### Given material
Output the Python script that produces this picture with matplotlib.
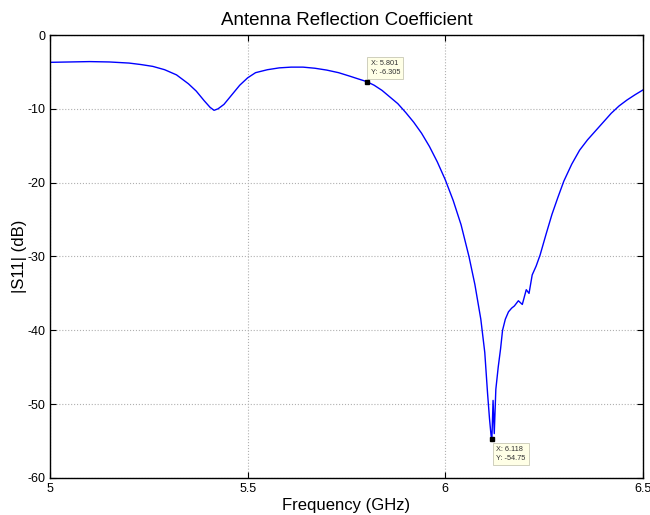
import matplotlib
matplotlib.use("Agg")
import matplotlib.pyplot as plt

plt.rcParams['font.family'] = ['Liberation Sans', 'DejaVu Sans']
plt.rcParams['axes.unicode_minus'] = False

# frequency (GHz) and |S11| (dB)
freq = [5.00, 5.05, 5.10, 5.15, 5.20, 5.23, 5.26, 5.29, 5.32, 5.35, 5.37, 5.39,
        5.405, 5.415, 5.425, 5.44, 5.46, 5.48, 5.50, 5.52, 5.55, 5.58, 5.61, 5.64,
        5.67, 5.70, 5.73, 5.76, 5.78, 5.801, 5.82, 5.84, 5.86, 5.88, 5.90, 5.92,
        5.94, 5.96, 5.98, 6.00, 6.02, 6.04, 6.06, 6.075, 6.09, 6.10, 6.107, 6.112,
        6.116, 6.118, 6.121, 6.124, 6.128, 6.131, 6.134, 6.140, 6.145, 6.152,
        6.160, 6.168, 6.175, 6.185, 6.195, 6.205, 6.212, 6.22, 6.23, 6.24, 6.255,
        6.27, 6.285, 6.30, 6.32, 6.34, 6.36, 6.38, 6.40, 6.42, 6.44, 6.46, 6.48, 6.50]
s11 = [-3.7, -3.65, -3.6, -3.65, -3.8, -4.0, -4.25, -4.7, -5.4, -6.6, -7.6, -8.9,
       -9.8, -10.2, -10.0, -9.4, -8.1, -6.8, -5.8, -5.1, -4.7, -4.45, -4.35, -4.35,
       -4.5, -4.75, -5.1, -5.6, -5.95, -6.305, -6.8, -7.5, -8.4, -9.3, -10.5, -11.8,
       -13.3, -15.1, -17.2, -19.6, -22.4, -25.7, -30.0, -33.8, -38.5, -43.0, -48.5, -52.0,
       -54.3, -54.75, -49.5, -54.0, -48.0, -46.5, -45.0, -42.5, -40.0, -38.5,
       -37.5, -37.0, -36.7, -36.0, -36.5, -34.5, -35.0, -32.5, -31.3, -29.8, -27.0,
       -24.3, -22.0, -19.8, -17.5, -15.6, -14.2, -13.0, -11.8, -10.6, -9.6, -8.8, -8.1, -7.45]

# data tips
tip_x = [5.801, 6.118]
tip_y = [-6.305, -54.75]
tip_text = ['X: 5.801\nY: -6.305', 'X: 6.118\nY: -54.75']
tip_offset = [(3, 4), (3, -5)]
tip_va = ['bottom', 'top']

fig = plt.figure(figsize=(6.5, 5.15), dpi=100)
ax = fig.add_axes([0.077, 0.072, 0.912, 0.86])

ax.plot(freq, s11, color='#0000ff', lw=1.0)

for x, y, t, off, va in zip(tip_x, tip_y, tip_text, tip_offset, tip_va):
    ax.plot(x, y, 's', color='black', ms=3.5, zorder=5)
    ax.annotate(t, (x, y), textcoords='offset points', xytext=off,
                fontsize=5.3, va=va, ha='left', color='#333333', linespacing=1.4,
                bbox=dict(boxstyle='square,pad=0.45', fc='#ffffe6', ec='#c8c8b4', lw=0.6))

ax.set_xlim(5, 6.5)
ax.set_ylim(-60, 0)
ax.set_xticks([5, 5.5, 6, 6.5])
ax.set_xticklabels(['5', '5.5', '6', '6.5'])
ax.set_yticks(range(-60, 1, 10))

ax.grid(True, linestyle=':', color='#b0b0b0', lw=0.8)
ax.tick_params(direction='in', top=True, right=True, labelsize=9, length=4)
for sp in ax.spines.values():
    sp.set_linewidth(1.0)

ax.set_title('Antenna Reflection Coefficient', fontsize=13.5, pad=7)
ax.set_xlabel('Frequency (GHz)', fontsize=12, labelpad=2)
ax.set_ylabel('|S11| (dB)', fontsize=12, labelpad=0)

fig.savefig('out.png', dpi=100)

### What the exercise asks
Find every line holding the word "matplotlib"; give their count and nothing else.

### Full response
4